If you read only one thing this Sunday night, this should be it.
Ezra Klein:
More Americans voted for Hillary Clinton than for Donald Trump. More Americans voted for Democratic Senate candidates than for Republican Senate candidates.
So why aren’t Democrats acting like it? Why aren’t they trying to force Republicans, the media, and the emergent Trump White House to act like it?
This is not an argument that the election was rigged, or that Trump’s win is somehow illegitimate. The president is chosen by the Electoral College. The Senate is built to favor small states. Gerrymandering is legal. America does not decide national elections by simply tallying up votes.
But the will of the voters still matters, or at least it should. Thus far, Democrats have slipped comfortably into the position of minority party. They aren’t demanding that Trump put forward compromise candidates for key posts. They aren’t laying out a proactive agenda that would serve as their basis for negotiations with Trump and the Republicans.
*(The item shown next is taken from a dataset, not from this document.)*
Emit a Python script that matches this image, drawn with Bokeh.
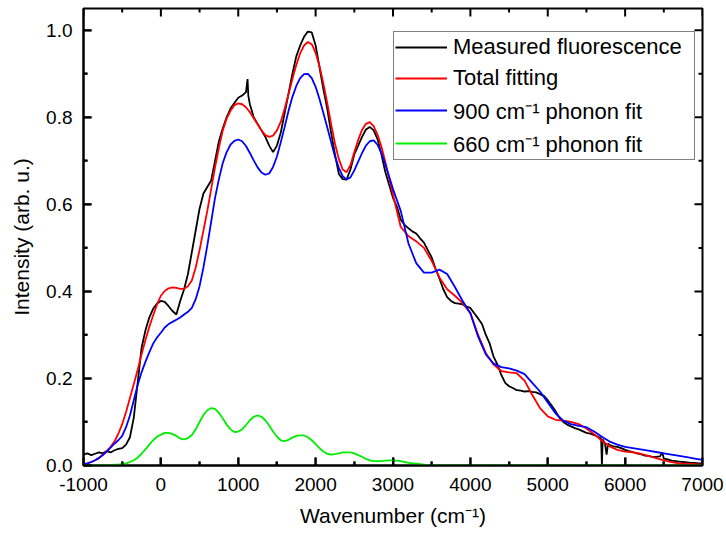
from bokeh.plotting import figure
from bokeh.models import Range1d, FixedTicker, NumeralTickFormatter, Legend, LegendItem, ColumnDataSource
from bokeh.embed import file_html
from bokeh.resources import INLINE

# ---------------- data ----------------
fit_x = list(range(-1000, 3001, 50)) + list(range(3100, 7001, 100))

total_fit = [0.003, 0.005, 0.008, 0.012, 0.018, 0.025, 0.033, 0.043, 0.055, 0.073,
             0.095, 0.123, 0.155, 0.187, 0.22, 0.255, 0.288, 0.318, 0.345, 0.37,
             0.39, 0.401, 0.407, 0.409, 0.408, 0.406, 0.406, 0.412, 0.425, 0.455,
             0.495, 0.54, 0.585, 0.635, 0.685, 0.73, 0.77, 0.797, 0.815, 0.828,
             0.832, 0.83, 0.823, 0.812, 0.798, 0.784, 0.77, 0.759, 0.755, 0.758,
             0.77, 0.79, 0.82, 0.853, 0.888, 0.92, 0.947, 0.965, 0.973, 0.968,
             0.948, 0.918, 0.878, 0.833, 0.785, 0.74, 0.704, 0.68, 0.674, 0.69,
             0.72, 0.748, 0.771, 0.785, 0.789, 0.78, 0.76, 0.733, 0.698, 0.66,
             0.622,
             0.548, 0.527, 0.515, 0.5, 0.47, 0.432, 0.405, 0.39, 0.373, 0.35,
             0.3, 0.258, 0.232, 0.217, 0.214, 0.212, 0.195, 0.162, 0.132, 0.113,
             0.105, 0.103, 0.1, 0.095, 0.085, 0.072, 0.057, 0.044, 0.036, 0.032,
             0.03, 0.027, 0.022, 0.017, 0.012, 0.008, 0.005, 0.004, 0.003, 0.002]

fit_900 = [0.003, 0.005, 0.008, 0.012, 0.017, 0.024, 0.032, 0.041, 0.05, 0.058,
           0.068, 0.088, 0.115, 0.15, 0.185, 0.214, 0.238, 0.26, 0.28, 0.294,
           0.305, 0.317, 0.325, 0.33, 0.335, 0.34, 0.347, 0.353, 0.362, 0.382,
           0.412, 0.455, 0.505, 0.56, 0.615, 0.658, 0.695, 0.72, 0.737, 0.746,
           0.749, 0.745, 0.734, 0.718, 0.701, 0.685, 0.673, 0.668, 0.671, 0.686,
           0.71, 0.743, 0.778, 0.815, 0.847, 0.872, 0.89, 0.899, 0.9, 0.89,
           0.87, 0.842, 0.81, 0.777, 0.743, 0.71, 0.684, 0.665, 0.657, 0.662,
           0.678, 0.698, 0.718, 0.735, 0.745, 0.747, 0.737, 0.718, 0.692, 0.664,
           0.635,
           0.585, 0.51, 0.465, 0.443, 0.443, 0.45, 0.44, 0.41, 0.378, 0.35,
           0.296, 0.255, 0.234, 0.226, 0.223, 0.218, 0.21, 0.19, 0.17, 0.145,
           0.12, 0.103, 0.095, 0.091, 0.088, 0.078, 0.066, 0.055, 0.048, 0.043,
           0.04, 0.037, 0.034, 0.031, 0.028, 0.025, 0.022, 0.019, 0.016, 0.013]

fit_660 = [0.0, 0.0, 0.0, 0.0, 0.0, 0.001, 0.001, 0.001, 0.002, 0.002,
           0.003, 0.005, 0.008, 0.012, 0.018, 0.027, 0.037, 0.048, 0.058, 0.066,
           0.071, 0.075, 0.075, 0.072, 0.068, 0.062, 0.06, 0.063, 0.07, 0.083,
           0.1, 0.116, 0.127, 0.132, 0.13, 0.121, 0.108, 0.094, 0.083, 0.077,
           0.078, 0.083, 0.093, 0.104, 0.112, 0.115, 0.112, 0.104, 0.092, 0.078,
           0.066, 0.058, 0.056, 0.059, 0.064, 0.068, 0.069, 0.069, 0.065, 0.058,
           0.049, 0.04, 0.032, 0.027, 0.025, 0.026, 0.028, 0.03, 0.03, 0.03,
           0.028, 0.024, 0.02, 0.015, 0.012, 0.01, 0.01, 0.01, 0.011, 0.012,
           0.012,
           0.01, 0.006, 0.004, 0.002, 0.001, 0.0, 0.0, 0.0, 0.0, 0.0,
           0.0, 0.0, 0.0, 0.0, 0.0, 0.0, 0.0, 0.0, 0.0, 0.0,
           0.0, 0.0, 0.0, 0.0, 0.0, 0.0, 0.0, 0.0, 0.0, 0.0,
           0.0, 0.0, 0.0, 0.0, 0.0, 0.0, 0.0, 0.0, 0.0, 0.0]

meas_x = [-1000, -950, -900, -850, -800, -750, -700, -650, -600, -550,
          -500, -450, -400, -350, -300, -250, -200, -150, -100, -50,
          0, 50, 100, 150, 200, 250, 300, 350, 400, 450,
          500, 550, 600, 650, 700, 750, 800, 850, 900, 950,
          1000, 1050, 1100, 1120, 1130, 1150, 1200, 1250, 1300, 1350,
          1400, 1450, 1500, 1550, 1600, 1650, 1700, 1750, 1800, 1850,
          1900, 1950, 2000, 2050, 2100, 2150, 2200, 2250, 2300, 2350,
          2400, 2450, 2500, 2550, 2600, 2650, 2700, 2750, 2800, 2850,
          2900, 2950, 3000, 3050, 3100, 3150, 3200, 3250, 3300, 3350,
          3400, 3450, 3500, 3550, 3600, 3650, 3700, 3750, 3800, 3850,
          3900, 3950, 4000, 4050, 4100, 4150, 4200, 4250, 4300, 4350,
          4400, 4450, 4500, 4550, 4600, 4650, 4700, 4750, 4800, 4850,
          4900, 4950, 5000, 5050, 5100, 5150, 5200, 5250, 5300, 5350,
          5400, 5450, 5500, 5550, 5600, 5650, 5690, 5700, 5710, 5740,
          5760, 5780, 5800, 5850, 5900, 5950, 6000, 6050, 6100, 6150,
          6200, 6250, 6300, 6350, 6400, 6450, 6480, 6500, 6550, 6600,
          6650, 6700, 6750, 6800, 6850, 6900, 6950, 7000]

meas_y = [0.025, 0.028, 0.024, 0.027, 0.03, 0.028, 0.033, 0.03, 0.035, 0.038,
          0.04, 0.048, 0.065, 0.11, 0.19, 0.27, 0.31, 0.34, 0.36, 0.372,
          0.378, 0.376, 0.366, 0.355, 0.347, 0.378, 0.405, 0.44, 0.49, 0.54,
          0.59, 0.625, 0.64, 0.655, 0.70, 0.745, 0.775, 0.80, 0.82, 0.833,
          0.845, 0.85, 0.858, 0.888, 0.85, 0.83, 0.80, 0.785, 0.77, 0.755,
          0.735, 0.72, 0.735, 0.765, 0.81, 0.855, 0.90, 0.94, 0.965, 0.985,
          0.997, 0.995, 0.965, 0.915, 0.865, 0.82, 0.765, 0.715, 0.67, 0.658,
          0.657, 0.68, 0.715, 0.735, 0.755, 0.772, 0.778, 0.77, 0.75, 0.715,
          0.675, 0.645, 0.615, 0.595, 0.565, 0.553, 0.545, 0.538, 0.533, 0.522,
          0.512, 0.495, 0.478, 0.452, 0.43, 0.405, 0.387, 0.378, 0.373, 0.372,
          0.37, 0.365, 0.362, 0.35, 0.338, 0.325, 0.30, 0.28, 0.25, 0.232,
          0.208, 0.19, 0.182, 0.178, 0.173, 0.172, 0.17, 0.171, 0.169, 0.168,
          0.164, 0.16, 0.15, 0.138, 0.125, 0.11, 0.10, 0.094, 0.09, 0.086,
          0.083, 0.079, 0.075, 0.073, 0.07, 0.066, 0.062, 0.0, 0.06, 0.05,
          0.025, 0.05, 0.047, 0.044, 0.043, 0.04, 0.036, 0.033, 0.031, 0.028,
          0.026, 0.023, 0.022, 0.02, 0.02, 0.021, 0.03, 0.016, 0.014, 0.011,
          0.01, 0.009, 0.008, 0.007, 0.006, 0.006, 0.005, 0.005]

x_lo, x_hi = -1000, 7000
y_lo, y_hi = 0.0, 1.05
x_major = [-1000, 0, 1000, 2000, 3000, 4000, 5000, 6000, 7000]
x_minor = [-500, 500, 1500, 2500, 3500, 4500, 5500, 6500]
y_major = [0.0, 0.2, 0.4, 0.6, 0.8, 1.0]
y_minor = [0.1, 0.3, 0.5, 0.7, 0.9]

labels = ["Measured fluorescence", "Total fitting",
          "900 cm\u207b\u00b9 phonon fit", "660 cm\u207b\u00b9 phonon fit"]
colors = ["#000000", "#ff0000", "#0000ff", "#00ee00"]

FONT = "Liberation Sans"

W, H = 726, 539
BL, BR, BT, BB = 83, 24, 8, 74

# ---------------- figure ----------------
p = figure(width=W, height=H, output_backend="svg", toolbar_location=None,
           x_range=Range1d(x_lo, x_hi), y_range=Range1d(y_lo, y_hi),
           min_border_left=BL, min_border_right=BR, min_border_top=BT,
           min_border_bottom=BB,
           x_axis_label="Wavenumber (cm\u207b\u00b9)",
           y_axis_label="Intensity (arb. u.)")
p.xgrid.visible = False
p.ygrid.visible = False
p.outline_line_color = "black"
p.outline_line_width = 2
p.background_fill_color = "white"
p.border_fill_color = "white"

for ax in (p.xaxis[0], p.yaxis[0]):
    ax.axis_line_color = "black"
    ax.axis_line_width = 2
    ax.major_tick_line_color = "black"
    ax.minor_tick_line_color = "black"
    ax.major_tick_line_width = 2
    ax.minor_tick_line_width = 2
    ax.major_tick_in = 8
    ax.major_tick_out = 0
    ax.minor_tick_in = 4
    ax.minor_tick_out = 0
    ax.major_label_text_font = FONT
    ax.axis_label_text_font = FONT
    ax.axis_label_text_font_style = "normal"
    ax.axis_label_text_color = "black"
    ax.major_label_text_color = "black"
    ax.major_label_text_font_size = "19px"
    ax.axis_label_text_font_size = "21px"

xa = p.xaxis[0]
xa.ticker = FixedTicker(ticks=x_major, minor_ticks=x_minor)
xa.major_label_overrides = {x_major[0]: "-1000"}
xa.major_label_standoff = 12
xa.axis_label_standoff = 10

ya = p.yaxis[0]
ya.ticker = FixedTicker(ticks=y_major, minor_ticks=y_minor)
ya.formatter = NumeralTickFormatter(format="0.0")
ya.major_label_standoff = 11
ya.axis_label_standoff = 10

# inward ticks on all four sides, as short segments at the tick values
fw = W - BL - BR
fh = H - BT - BB
dx = (x_hi - x_lo) / fw   # data units per pixel
dy = (y_hi - y_lo) / fh
seg = dict(line_color="black", line_width=2)
for ticks, n in ((x_major, 8), (x_minor, 4)):
    p.segment(x0=ticks, y0=[y_lo] * len(ticks), x1=ticks, y1=[y_lo + n * dy] * len(ticks), **seg)
    p.segment(x0=ticks, y0=[y_hi] * len(ticks), x1=ticks, y1=[y_hi - n * dy] * len(ticks), **seg)
for ticks, n in ((y_major, 8), (y_minor, 4)):
    p.segment(x0=[x_lo] * len(ticks), y0=ticks, x1=[x_lo + n * dx] * len(ticks), y1=ticks, **seg)
    p.segment(x0=[x_hi] * len(ticks), y0=ticks, x1=[x_hi - n * dx] * len(ticks), y1=ticks, **seg)

# ---------------- lines ----------------
src_fit = ColumnDataSource(dict(x=fit_x, total=total_fit, f900=fit_900, f660=fit_660))
src_meas = ColumnDataSource(dict(x=meas_x, y=meas_y))

r_meas = p.line("x", "y", source=src_meas, line_color=colors[0], line_width=1.8)
r_tot = p.line("x", "total", source=src_fit, line_color=colors[1], line_width=1.8)
r_900 = p.line("x", "f900", source=src_fit, line_color=colors[2], line_width=1.8)
r_660 = p.line("x", "f660", source=src_fit, line_color=colors[3], line_width=1.8)

legend = Legend(items=[LegendItem(label=labels[0], renderers=[r_meas]),
                       LegendItem(label=labels[1], renderers=[r_tot]),
                       LegendItem(label=labels[2], renderers=[r_900]),
                       LegendItem(label=labels[3], renderers=[r_660])],
                location=(310, 305))
legend.border_line_color = "black"
legend.border_line_width = 1
legend.background_fill_color = "white"
legend.background_fill_alpha = 1.0
legend.padding = 1
legend.spacing = 3
legend.margin = 0
legend.label_text_font = FONT
legend.label_text_font_size = "22px"
legend.label_text_color = "black"
legend.glyph_width = 52
legend.glyph_height = 28
legend.label_height = 28
legend.label_width = 240
legend.label_standoff = 6
p.add_layout(legend)

open("out.html", "w").write(file_html(p, INLINE))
And they aren’t, in their public messaging, emphasizing that most voters opposed Trump’s agenda, and that both Democrats and Republicans need to take that seriously.
We lost the election, but we’re the plurality. That’s the truth. It doesn’t change the results, but it’s so uncomfortable for Trump that he’s just making shit up that he somehow actually won the popular vote.
Adam Geitgey:
But in some ways, the new MacBook Pro is the most techy and expandable laptop Apple has ever made. They are trusting their pro users to wade into murky USB-C waters in search of the holy grail of a universal, open standard for moving data and power between devices.
I’m not here to change your mind about the MacBook Pro. Yes, it’s probably too expensive and more RAM is better than less RAM. But everyone posting complaints without actually using a MBP for a few weeks is missing out on all the clever things you can do because it is built on USB-C. Over the past week or two with a new MacBook Pro (15in, 2.9ghz, TouchBar), I’ve been constantly surprised with how USB-C makes new things possible. It’s a kind of a hacker’s dream.
One of his observations: it makes life easier for high-end Android users, because it uses the same port.